AAJ: Nella tua "cucina creativa" sembra che i fornelli siano sempre accesi. Cosa frigge in padella?

M.B.: Vorrei incidere un nuovo CD con Enten Eller, perché a volte penso che non abbiano ancora fatto nulla rispetto alle infinite possibilità che sono in grado di innescare. Poi, suonare con Odwalla. Siamo molto contenti dell'ultimo CD, in Medusa l'uso di steel drum, kora e tabla ha aperto il suono a colori e composizioni diverse. C'è molto da fare, speriamo che ci sia tempo per farlo e che questo clima di cultura di plastica cambi, che questi finti eventi culturali in mano a imbarazzanti soggetti finiscano.
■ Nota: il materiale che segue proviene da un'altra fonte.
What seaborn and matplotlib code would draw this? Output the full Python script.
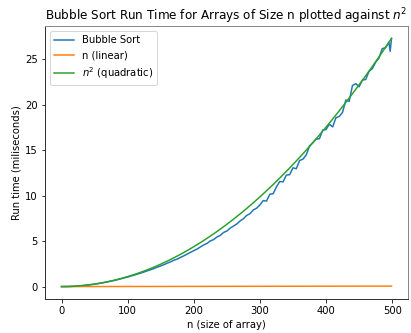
import pandas as pd
import numpy as np
import matplotlib
matplotlib.use("Agg")
import matplotlib.pyplot as plt
import seaborn as sns

n_sizes = [0, 5, 10, 15, 20, 25, 30, 35, 40, 45, 50, 55, 60, 65, 70, 75, 80, 85, 90, 95,
           100, 105, 110, 115, 120, 125, 130, 135, 140, 145, 150, 155, 160, 165, 170, 175,
           180, 185, 190, 195, 200, 205, 210, 215, 220, 225, 230, 235, 240, 245, 250, 255,
           260, 265, 270, 275, 280, 285, 290, 295, 300, 305, 310, 315, 320, 325, 330, 335,
           340, 345, 350, 355, 360, 365, 370, 375, 380, 385, 390, 395, 400, 405, 410, 415,
           420, 425, 430, 435, 440, 445, 450, 455, 460, 465, 470, 475, 480, 485, 490, 495,
           497, 499]
bubble_ms = [0.00, 0.00, 0.01, 0.02, 0.04, 0.07, 0.10, 0.13, 0.17, 0.22, 0.27, 0.33, 0.39, 0.45,
             0.53, 0.60, 0.68, 0.77, 0.86, 0.96, 1.05, 1.16, 1.26, 1.38, 1.49, 1.61, 1.74, 1.86,
             1.99, 2.14, 2.27, 2.41, 2.58, 2.72, 2.90, 3.02, 3.21, 3.38, 3.57, 3.76, 3.95, 4.12,
             4.36, 4.58, 4.74, 5.02, 5.16, 5.45, 5.62, 5.95, 6.10, 6.42, 6.65, 6.88, 7.21, 7.45,
             7.82, 8.01, 8.42, 8.61, 8.97, 9.45, 9.40, 10.15, 10.20, 10.95, 11.55, 11.50, 12.25,
             12.30, 13.05, 12.95, 13.85, 14.00, 14.45, 15.45, 15.80, 16.20, 16.25, 17.20, 17.25,
             17.85, 17.55, 18.55, 18.70, 19.15, 20.50, 20.35, 22.10, 22.30, 21.95, 22.70, 22.75,
             23.65, 23.95, 24.65, 25.10, 26.15, 26.25, 26.85, 25.85, 27.27]

# reference curves scaled to the run time
ref_n = [0, 10, 20, 30, 40, 50, 60, 70, 80, 90, 100, 110, 120, 130, 140, 150, 160, 170, 180,
         190, 200, 210, 220, 230, 240, 250, 260, 270, 280, 290, 300, 310, 320, 330, 340, 350,
         360, 370, 380, 390, 400, 410, 420, 430, 440, 450, 460, 470, 480, 490, 499]
quad_ms = [0.0, 0.011, 0.044, 0.099, 0.175, 0.274, 0.394, 0.537, 0.701, 0.887, 1.095, 1.325,
           1.577, 1.851, 2.146, 2.464, 2.803, 3.165, 3.548, 3.953, 4.380, 4.829, 5.300, 5.793,
           6.307, 6.844, 7.402, 7.983, 8.585, 9.209, 9.855, 10.523, 11.213, 11.925, 12.658,
           13.414, 14.191, 14.991, 15.812, 16.655, 17.520, 18.407, 19.316, 20.247, 21.199,
           22.174, 23.170, 24.189, 25.229, 26.291, 27.266]
lin_n = [0, 499]
lin_ms = [0.0, 0.055]

fig = plt.figure(figsize=(411 / 72, 333 / 72), dpi=72)
ax = fig.add_axes([45 / 411, 34 / 333, 363 / 411, 273 / 333])

sns.lineplot(x=n_sizes, y=bubble_ms, ax=ax, label='Bubble Sort', color='tab:blue')
sns.lineplot(x=lin_n, y=lin_ms, ax=ax, label='n (linear)', color='tab:orange')
sns.lineplot(x=ref_n, y=quad_ms, ax=ax, label='$n^2$ (quadratic)', color='tab:green')

for side in ['top', 'right', 'left', 'bottom']:
    ax.spines[side].set_visible(True)
    ax.spines[side].set_linewidth(1.0)
ax.spines['top'].set_color('#888888')
ax.spines['right'].set_color('#888888')
ax.spines['left'].set_color('#333333')
ax.spines['bottom'].set_color('#333333')

ax.set_xticks([0, 100, 200, 300, 400, 500])
ax.set_yticks([0, 5, 10, 15, 20, 25])
ax.set_xlabel("n (size of array)")
ax.set_ylabel("Run time (miliseconds)")
ax.set_title("Bubble Sort Run Time for Arrays of Size n plotted against $n^2$", fontsize=12)
ax.legend(loc='upper left')

fig.savefig("out.png", dpi=72)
Il deambulare tra aperitivi confusi con cultura è avvilente, figuriamoci la politica. In tal senso concordo con quanto detto recentemente dal direttore di Musica Jazz Filippo Bianchi: «Il problema della destra è che, nel campo culturale, non ha persone, non ha quadri. Il problema della sinistra è che è convinta di averne». Speriamo in giorni migliori, in una musica migliore.

(*) Non temere, non cederò. Farò loro orrore, poiché non ho altro modo di amarli, darò loro degli ordini, poiché non ho altro modo di obbedire. Rimarrò solo, con questo cielo vuoto sopra la mia testa, poiché non ho altro modo di essere con tutti. C'è da fare questa guerra, e la farò.